The problem -> Reproduce each line that includes the word "chart".

##### Records to use #####

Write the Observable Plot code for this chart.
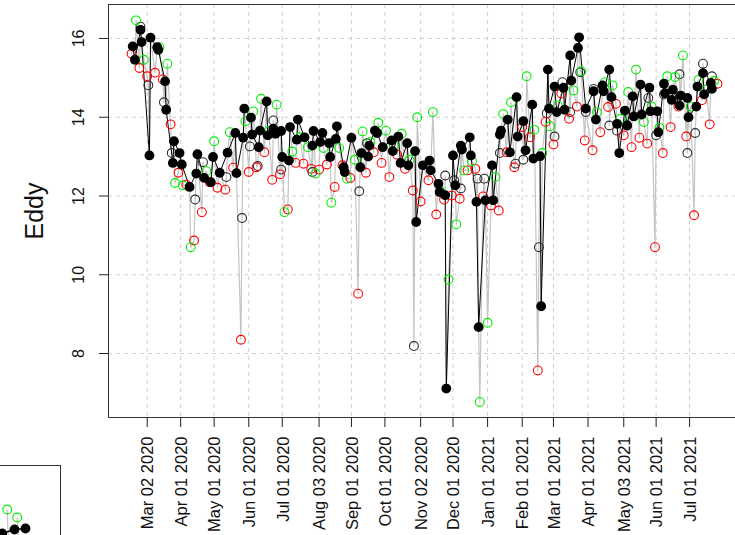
<!DOCTYPE html>
<html>
<head>
<meta charset="utf-8">
<script src="https://cdn.jsdelivr.net/npm/d3@7"></script>
<script src="https://cdn.jsdelivr.net/npm/@observablehq/plot@0.6"></script>
<style>
  html, body { margin: 0; padding: 0; background: #fff; overflow: hidden; width: 735px; height: 535px; }
  #chart { position: relative; width: 735px; height: 535px; overflow: hidden; }
  #chart svg { position: absolute; }
</style>
</head>
<body>
<div id="chart"></div>
<script>
// Main series: filled black points joined by a black line
const blackDates = ["2020-02-18","2020-02-20","2020-02-25","2020-02-26","2020-03-04","2020-03-05","2020-03-11","2020-03-12","2020-03-18","2020-03-19","2020-03-25","2020-03-26","2020-03-31","2020-04-02","2020-04-09","2020-04-15","2020-04-16","2020-04-22","2020-04-28","2020-04-30","2020-05-06","2020-05-13","2020-05-20","2020-05-21","2020-05-27","2020-05-28","2020-06-03","2020-06-04","2020-06-10","2020-06-11","2020-06-17","2020-06-18","2020-06-23","2020-06-25","2020-06-30","2020-07-01","2020-07-07","2020-07-08","2020-07-14","2020-07-15","2020-07-21","2020-07-28","2020-07-29","2020-08-04","2020-08-06","2020-08-12","2020-08-13","2020-08-18","2020-08-19","2020-08-25","2020-08-26","2020-09-01","2020-09-09","2020-09-10","2020-09-16","2020-09-17","2020-09-22","2020-09-24","2020-09-29","2020-10-07","2020-10-08","2020-10-13","2020-10-15","2020-10-21","2020-10-22","2020-10-28","2020-10-29","2020-11-04","2020-11-10","2020-11-11","2020-11-18","2020-11-19","2020-11-24","2020-11-25","2020-12-01","2020-12-03","2020-12-08","2020-12-09","2020-12-16","2020-12-17","2020-12-22","2020-12-24","2020-12-30","2021-01-05","2021-01-06","2021-01-12","2021-01-13","2021-01-19","2021-01-21","2021-01-27","2021-01-28","2021-02-02","2021-02-04","2021-02-10","2021-02-11","2021-02-17","2021-02-18","2021-02-24","2021-02-25","2021-03-02","2021-03-04","2021-03-10","2021-03-11","2021-03-16","2021-03-17","2021-03-23","2021-03-24","2021-03-30","2021-04-06","2021-04-08","2021-04-14","2021-04-15","2021-04-20","2021-04-22","2021-04-27","2021-04-29","2021-05-04","2021-05-06","2021-05-11","2021-05-12","2021-05-18","2021-05-19","2021-05-26","2021-05-27","2021-06-02","2021-06-03","2021-06-08","2021-06-09","2021-06-15","2021-06-16","2021-06-22","2021-06-23","2021-06-29","2021-06-30","2021-07-07","2021-07-08","2021-07-13","2021-07-14","2021-07-20","2021-07-21"];
const blackValues = [15.80,15.46,16.22,15.91,13.03,16.02,15.78,15.71,14.91,14.19,12.84,13.39,13.09,12.80,12.23,12.57,13.06,12.46,12.35,12.99,12.59,13.10,13.60,12.58,13.48,14.22,13.99,13.56,13.24,13.66,14.40,13.54,13.71,13.58,13.65,12.99,12.90,13.75,13.43,13.94,13.49,13.28,13.65,13.37,13.60,13.34,12.99,13.45,13.77,12.73,12.61,13.48,12.73,13.09,13.00,13.28,13.66,13.60,13.24,13.41,13.14,13.51,12.84,13.34,12.78,13.14,11.34,12.78,12.90,12.65,12.31,12.10,12.02,7.11,13.03,12.27,13.28,13.18,13.49,13.03,11.85,8.67,11.89,12.78,11.89,13.56,13.66,13.94,13.11,14.51,13.51,13.90,13.16,14.32,12.95,13.01,9.20,15.21,14.22,14.78,14.13,14.75,14.19,15.57,14.93,15.76,16.03,14.22,14.66,13.94,14.81,14.66,15.21,14.51,13.83,13.09,14.17,13.79,14.53,14.02,14.83,14.07,14.75,14.15,14.15,13.62,14.85,14.61,14.44,14.70,14.30,14.55,14.49,14.00,14.27,14.78,15.12,14.58,14.87,14.72];

// Fridays (green open circles)
const greenDates = ["2020-02-21","2020-02-28","2020-03-13","2020-03-20","2020-03-27","2020-04-03","2020-04-10","2020-04-24","2020-05-01","2020-05-15","2020-05-29","2020-06-05","2020-06-12","2020-06-19","2020-06-26","2020-07-03","2020-07-10","2020-07-17","2020-07-24","2020-07-31","2020-08-07","2020-08-14","2020-08-21","2020-08-28","2020-09-04","2020-09-11","2020-09-18","2020-09-25","2020-10-02","2020-10-09","2020-10-16","2020-10-23","2020-10-30","2020-11-13","2020-11-20","2020-11-27","2020-12-04","2020-12-11","2020-12-18","2020-12-25","2021-01-01","2021-01-08","2021-01-15","2021-01-22","2021-02-05","2021-02-12","2021-02-19","2021-02-26","2021-03-05","2021-03-19","2021-03-26","2021-04-09","2021-04-16","2021-04-23","2021-04-30","2021-05-07","2021-05-14","2021-05-21","2021-05-28","2021-06-04","2021-06-11","2021-06-18","2021-06-25","2021-07-02","2021-07-09","2021-07-16","2021-07-23"];
const greenValues = [16.46,15.46,15.78,15.36,12.33,12.27,10.70,12.63,13.39,13.62,13.90,14.15,14.47,13.65,14.32,11.59,13.13,13.49,13.24,12.57,13.22,11.83,13.22,12.44,12.92,13.64,13.37,13.86,13.66,13.28,13.58,12.92,14.00,14.13,12.12,9.88,11.28,12.65,12.88,6.77,8.78,12.48,14.08,14.38,15.04,13.68,13.09,13.77,14.30,14.68,15.17,14.13,14.89,14.81,13.96,14.64,15.21,13.88,14.27,13.73,15.04,15.02,15.57,14.27,14.95,14.70,14.92];

// Mondays (red open circles)
const redDates = ["2020-02-17","2020-02-24","2020-03-02","2020-03-09","2020-03-16","2020-03-23","2020-03-30","2020-04-06","2020-04-13","2020-04-20","2020-04-27","2020-05-04","2020-05-11","2020-05-18","2020-05-25","2020-06-01","2020-06-08","2020-06-15","2020-06-22","2020-06-29","2020-07-06","2020-07-13","2020-07-20","2020-07-27","2020-08-03","2020-08-10","2020-08-17","2020-08-24","2020-08-31","2020-09-07","2020-09-14","2020-09-21","2020-09-28","2020-10-05","2020-10-12","2020-10-19","2020-10-26","2020-11-02","2020-11-09","2020-11-16","2020-11-23","2020-11-30","2020-12-07","2020-12-14","2020-12-21","2020-12-28","2021-01-04","2021-01-11","2021-01-18","2021-01-25","2021-02-01","2021-02-08","2021-02-15","2021-02-22","2021-03-01","2021-03-08","2021-03-15","2021-03-22","2021-03-29","2021-04-05","2021-04-12","2021-04-19","2021-04-26","2021-05-03","2021-05-10","2021-05-17","2021-05-24","2021-05-31","2021-06-07","2021-06-14","2021-06-21","2021-06-28","2021-07-05","2021-07-12","2021-07-19","2021-07-26"];
const redValues = [15.61,15.25,15.04,15.13,14.96,13.82,12.59,12.29,10.87,11.59,12.35,12.21,12.16,12.72,8.35,12.61,12.73,13.11,12.41,12.55,11.66,12.84,12.82,12.69,12.67,12.80,12.23,12.78,12.46,9.52,12.59,13.11,12.84,12.48,13.05,12.69,12.14,11.86,12.40,11.53,11.91,12.01,11.93,12.65,12.69,11.99,11.76,11.63,13.11,12.73,13.75,13.49,7.57,13.88,13.31,14.60,13.96,14.27,13.41,13.16,13.62,14.26,14.34,13.54,13.24,13.48,13.33,10.70,13.09,13.75,14.27,13.51,11.51,14.43,13.82,14.85];

// Remaining days (dark open circles)
const openDates = ["2020-02-25","2020-03-03","2020-03-17","2020-03-24","2020-04-14","2020-04-21","2020-05-12","2020-05-26","2020-06-02","2020-06-09","2020-06-23","2020-06-30","2020-07-28","2020-09-08","2020-09-15","2020-10-27","2020-11-24","2020-12-02","2020-12-08","2020-12-23","2020-12-29","2021-01-12","2021-01-26","2021-02-02","2021-02-16","2021-02-23","2021-03-02","2021-03-09","2021-03-16","2021-03-25","2021-03-30","2021-04-06","2021-04-20","2021-04-27","2021-05-06","2021-05-25","2021-06-01","2021-06-08","2021-06-22","2021-06-29","2021-07-06","2021-07-13","2021-07-21"];
const openValues = [16.30,14.81,14.38,13.09,11.91,12.86,12.48,11.44,13.26,12.76,13.92,12.67,12.61,12.12,13.34,8.19,12.52,12.40,12.19,12.44,12.44,13.09,12.82,12.92,10.70,14.10,13.51,14.89,14.13,15.14,14.13,14.72,13.79,13.66,13.79,14.49,13.54,14.58,15.09,13.09,13.60,15.36,15.04];

// Axis ticks
const xTickDates = ["2020-03-02","2020-04-01","2020-05-01","2020-06-01","2020-07-01","2020-08-03","2020-09-01","2020-10-01","2020-11-02","2020-12-01","2021-01-01","2021-02-01","2021-03-01","2021-04-01","2021-05-03","2021-06-01","2021-07-01"];
const yTicks = [8, 10, 12, 14, 16];

// Corner panel (partly outside the page)
const cornerGreenX = [3.67, 4.67];
const cornerGreenY = [5.6, 4.8];
const cornerBlackX = [3.17, 4.4, 5.5];
const cornerBlackY = [3.2, 3.6, 3.7];

const parse = d3.utcParse("%Y-%m-%d");
const rows = (dates, values, group) => dates.map((d, i) => ({date: parse(d), value: values[i], group}));
const black = rows(blackDates, blackValues, "black");
const green = rows(greenDates, greenValues, "green");
const red = rows(redDates, redValues, "red");
const open = rows(openDates, openValues, "open");
const all = [...black, ...green, ...red, ...open].sort((a, b) => a.date - b.date);
const xTicks = xTickDates.map(parse);
const fmt = d3.utcFormat("%b %d %Y");
const font = "'Liberation Sans', Arial, Helvetica, sans-serif";

const chart = Plot.plot({
  width: 741,
  height: 535,
  marginLeft: 108,
  marginRight: 0,
  marginTop: 4,
  marginBottom: 118,
  style: {fontFamily: font, background: "transparent", maxWidth: "none", overflow: "visible"},
  x: {type: "utc", domain: [new Date("2020-01-27T08:00Z"), new Date("2021-08-16T12:00Z")]},
  y: {domain: [6.375, 16.863]},
  marks: [
    Plot.gridX({ticks: xTicks, stroke: "#cfcfcf", strokeOpacity: 1, strokeDasharray: "4,4"}),
    Plot.gridY({ticks: yTicks, stroke: "#cfcfcf", strokeOpacity: 1, strokeDasharray: "4,4"}),
    Plot.line(all, {x: "date", y: "value", stroke: "#c4c4c4", strokeWidth: 1.2}),
    Plot.line(black, {x: "date", y: "value", stroke: "#000", strokeWidth: 1}),
    Plot.dot(open, {x: "date", y: "value", r: 4.4, stroke: "#2b2b2b", strokeWidth: 1.1, fill: "none"}),
    Plot.dot(red, {x: "date", y: "value", r: 4.4, stroke: "#ff0000", strokeWidth: 1.1, fill: "none"}),
    Plot.dot(green, {x: "date", y: "value", r: 4.4, stroke: "#00ee00", strokeWidth: 1.1, fill: "none"}),
    Plot.dot(black, {x: "date", y: "value", r: 4.9, fill: "#000", stroke: "none"}),
    Plot.frame({stroke: "#333", strokeWidth: 1}),
    Plot.axisX({ticks: xTicks, tickSize: 10, tickFormat: () => "", stroke: "#222", label: null}),
    Plot.axisY({ticks: yTicks, tickSize: 9, tickFormat: () => "", stroke: "#222", label: null}),
    Plot.text(xTicks, {x: d => d, frameAnchor: "bottom", text: d => fmt(d), rotate: -90, textAnchor: "end", lineAnchor: "middle", dy: 19, dx: 1, fontSize: 16.5, fill: "#111"}),
    Plot.text(yTicks, {y: d => d, frameAnchor: "left", text: d => String(d), rotate: -90, textAnchor: "middle", lineAnchor: "middle", dx: -30, fontSize: 16, fill: "#111"}),
    Plot.text(["Eddy"], {frameAnchor: "left", text: d => d, rotate: -90, textAnchor: "middle", lineAnchor: "middle", dx: -74, fontSize: 25, fill: "#111"})
  ]
});
chart.style.left = "0px";
chart.style.top = "0px";
document.getElementById("chart").appendChild(chart);

const corner = Plot.plot({
  width: 90,
  height: 100,
  margin: 0,
  style: {background: "transparent", maxWidth: "none", overflow: "visible"},
  x: {domain: [0, 9], axis: null},
  y: {domain: [0, 10], axis: null},
  marks: [
    Plot.link([0, 1], {x1: i => cornerGreenX[i], y1: i => cornerGreenY[i], x2: i => cornerGreenX[i] + 0.15, y2: i => cornerBlackY[i] - 1.5, stroke: "#c4c4c4", strokeWidth: 1.2}),
    Plot.line(cornerBlackX.map((x, i) => ({x, y: cornerBlackY[i]})), {x: "x", y: "y", stroke: "#000"}),
    Plot.dot(cornerGreenX.map((x, i) => ({x, y: cornerGreenY[i]})), {x: "x", y: "y", r: 4.4, stroke: "#00ee00", strokeWidth: 1.1, fill: "none"}),
    Plot.dot(cornerBlackX.map((x, i) => ({x, y: cornerBlackY[i]})), {x: "x", y: "y", r: 4.9, fill: "#000"}),
    Plot.frame({stroke: "#333"})
  ]
});
corner.style.left = "-30px";
corner.style.top = "465px";
document.getElementById("chart").appendChild(corner);
</script>
</body>
</html>
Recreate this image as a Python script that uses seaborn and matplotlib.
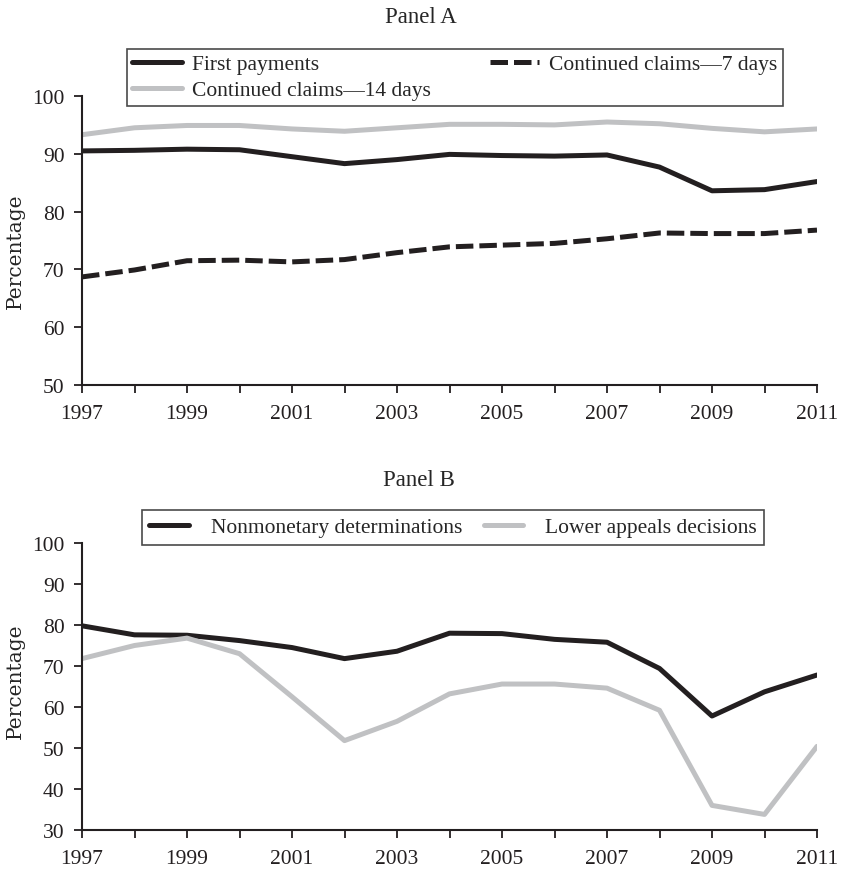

#####

In response ->
Write the Observable Plot code for this chart.
  #chart { position: relative; width: 735px; height: 535px; overflow: hidden; }
  #chart svg { position: absolute; }
<div id="chart"></div>
const chart = Plot.plot({
chart.style.left = "0px";
chart.style.top = "0px";
document.getElementById("chart").appendChild(chart);
document.getElementById("chart").appendChild(corner);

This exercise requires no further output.